TASK STATEMENT: Copy everything in the listing below word for word, apart from any images.

Entries taken from a collection
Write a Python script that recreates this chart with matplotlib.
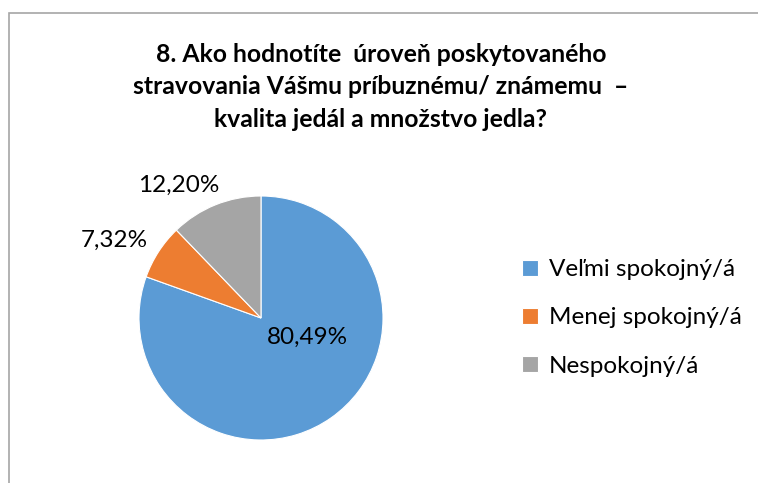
import numpy as np
import matplotlib.pyplot as plt
from matplotlib.patches import Rectangle

plt.rcParams['font.family'] = ['Lato', 'DejaVu Sans']

# Data
categories = ['Veľmi spokojný/á', 'Menej spokojný/á', 'Nespokojný/á']
values = [80.49, 7.32, 12.20]
labels = ['80,49%', '7,32%', '12,20%']
colors = ['#5B9BD5', '#ED7D31', '#A5A5A5']
title = ('8. Ako hodnotíte  úroveň poskytovaného\n'
         'stravovania Vášmu príbuznému/ známemu  –\n'
         'kvalita jedál a množstvo jedla?')

W, H = 758, 483
fig = plt.figure(figsize=(W / 100, H / 100), dpi=100)

# chart frame (cropped at right and bottom)
fig.patches.append(Rectangle((8.5 / W, -0.1), 1.2, (H - 13) / H + 0.1,
                             transform=fig.transFigure, fill=False,
                             edgecolor='#A6A6A6', linewidth=1.2))

fig.text(381 / W, 1 - 87 / H, title, ha='center', va='center',
         fontsize=17.8, fontweight='bold', linespacing=1.48, color='#000000')

# pie axes: center (261, 318), radius 122 px
cx, cy, r = 261, 318, 122
ax = fig.add_axes([(cx - r) / W, (H - cy - r) / H, 2 * r / W, 2 * r / H])
wedges, _ = ax.pie(values, colors=colors, startangle=90, counterclock=False,
                   radius=1, wedgeprops=dict(edgecolor='white', linewidth=0.8))
ax.set_xlim(-1, 1)
ax.set_ylim(-1, 1)
ax.set_aspect('equal')
ax.axis('off')

# label placement: angle shift from wedge middle and radial distance
label_shift = [32.5, 5, 10]
label_dist = [0.41, 1.36, 1.28]
for w, lab, sh, d in zip(wedges, labels, label_shift, label_dist):
    mid = np.deg2rad((w.theta1 + w.theta2) / 2 + sh)
    ax.text(d * np.cos(mid), d * np.sin(mid), lab, ha='center', va='center',
            fontsize=17.5, color='#000000', clip_on=False)

# legend
leg = fig.legend(wedges, categories, loc='center left',
                 bbox_to_anchor=(500 / W, 1 - 318 / H), frameon=False,
                 fontsize=17.5, handlelength=0.65, handleheight=0.65,
                 handletextpad=0.45, labelspacing=1.12)

fig.savefig('out.png', dpi=100)
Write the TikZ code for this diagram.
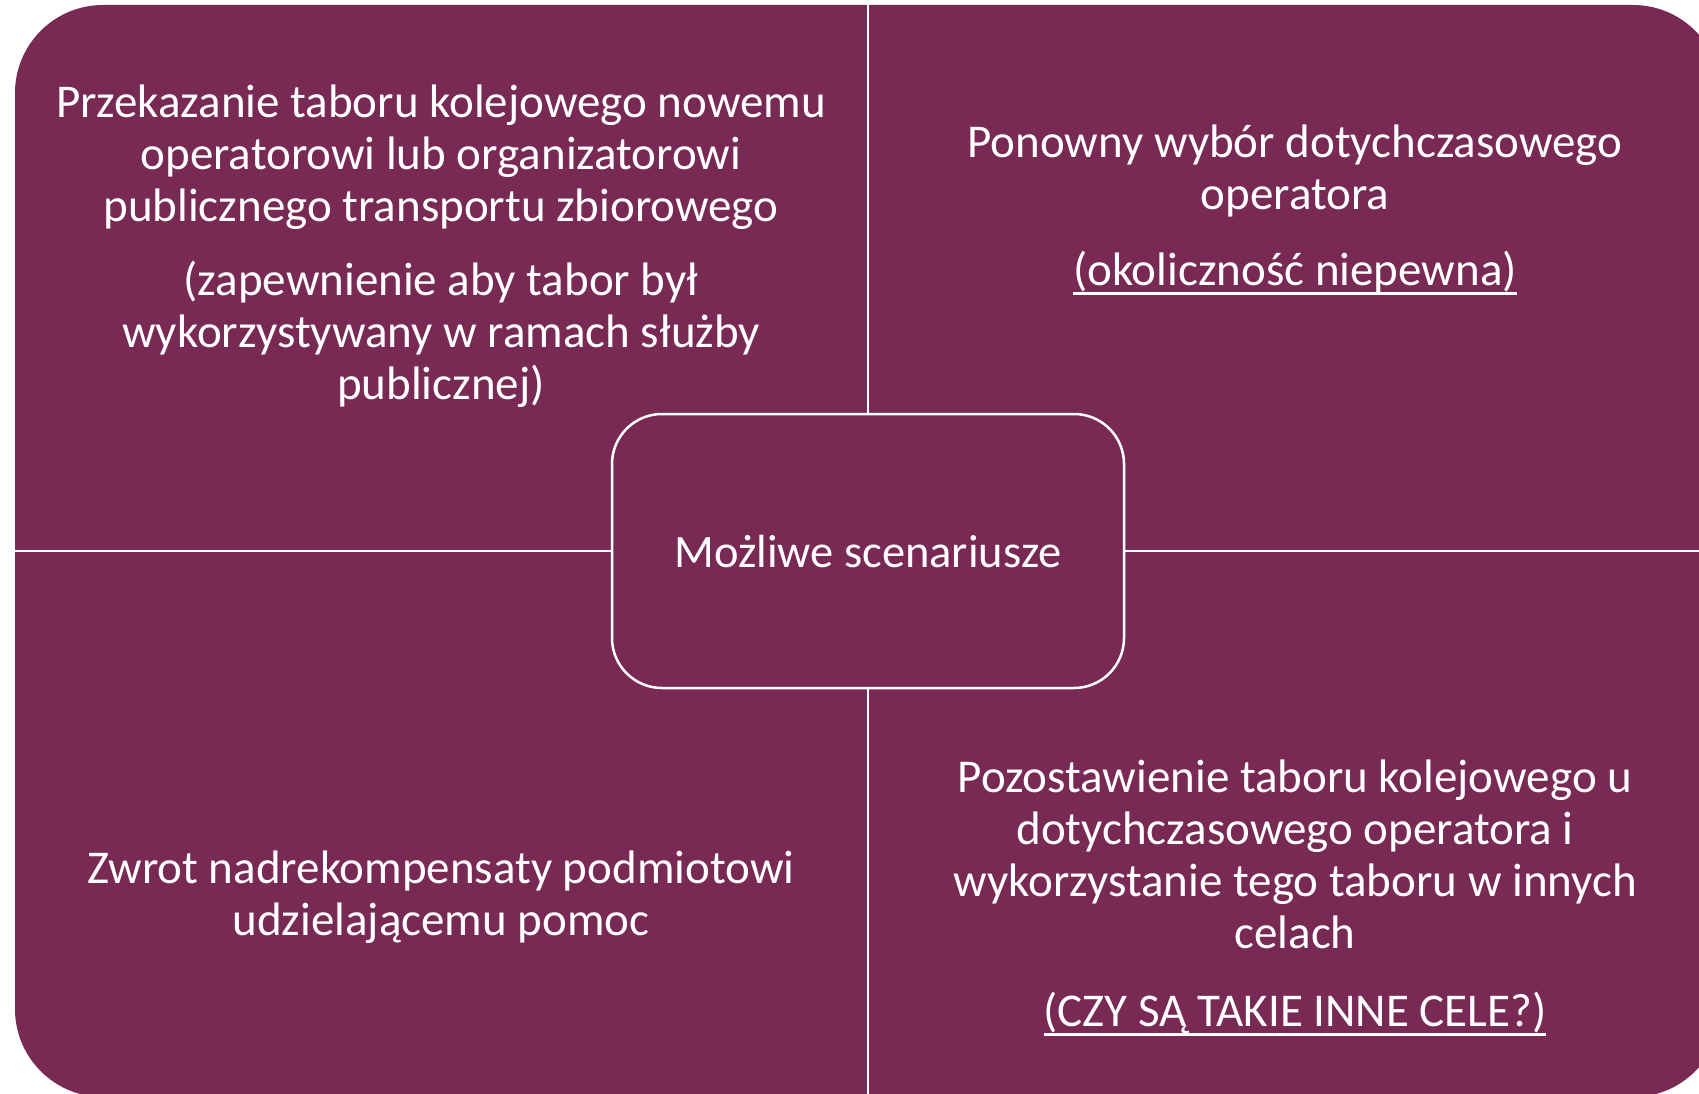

SOLUTION:
Write a Python script that recreates this chart with matplotlib.
import numpy as np
import matplotlib.pyplot as plt
from matplotlib.patches import Rectangle

plt.rcParams['font.family'] = ['Lato', 'DejaVu Sans']

# Data
categories = ['Veľmi spokojný/á', 'Menej spokojný/á', 'Nespokojný/á']
values = [80.49, 7.32, 12.20]
labels = ['80,49%', '7,32%', '12,20%']
colors = ['#5B9BD5', '#ED7D31', '#A5A5A5']
title = ('8. Ako hodnotíte  úroveň poskytovaného\n'
         'stravovania Vášmu príbuznému/ známemu  –\n'
         'kvalita jedál a množstvo jedla?')

W, H = 758, 483
fig = plt.figure(figsize=(W / 100, H / 100), dpi=100)

# chart frame (cropped at right and bottom)
fig.patches.append(Rectangle((8.5 / W, -0.1), 1.2, (H - 13) / H + 0.1,
                             transform=fig.transFigure, fill=False,
                             edgecolor='#A6A6A6', linewidth=1.2))

fig.text(381 / W, 1 - 87 / H, title, ha='center', va='center',
         fontsize=17.8, fontweight='bold', linespacing=1.48, color='#000000')

# pie axes: center (261, 318), radius 122 px
cx, cy, r = 261, 318, 122
ax = fig.add_axes([(cx - r) / W, (H - cy - r) / H, 2 * r / W, 2 * r / H])
wedges, _ = ax.pie(values, colors=colors, startangle=90, counterclock=False,
                   radius=1, wedgeprops=dict(edgecolor='white', linewidth=0.8))
ax.set_xlim(-1, 1)
ax.set_ylim(-1, 1)
ax.set_aspect('equal')
ax.axis('off')

# label placement: angle shift from wedge middle and radial distance
label_shift = [32.5, 5, 10]
label_dist = [0.41, 1.36, 1.28]
for w, lab, sh, d in zip(wedges, labels, label_shift, label_dist):
    mid = np.deg2rad((w.theta1 + w.theta2) / 2 + sh)
    ax.text(d * np.cos(mid), d * np.sin(mid), lab, ha='center', va='center',
            fontsize=17.5, color='#000000', clip_on=False)

# legend
leg = fig.legend(wedges, categories, loc='center left',
                 bbox_to_anchor=(500 / W, 1 - 318 / H), frameon=False,
                 fontsize=17.5, handlelength=0.65, handleheight=0.65,
                 handletextpad=0.45, labelspacing=1.12)

fig.savefig('out.png', dpi=100)
Write the TikZ code for this diagram.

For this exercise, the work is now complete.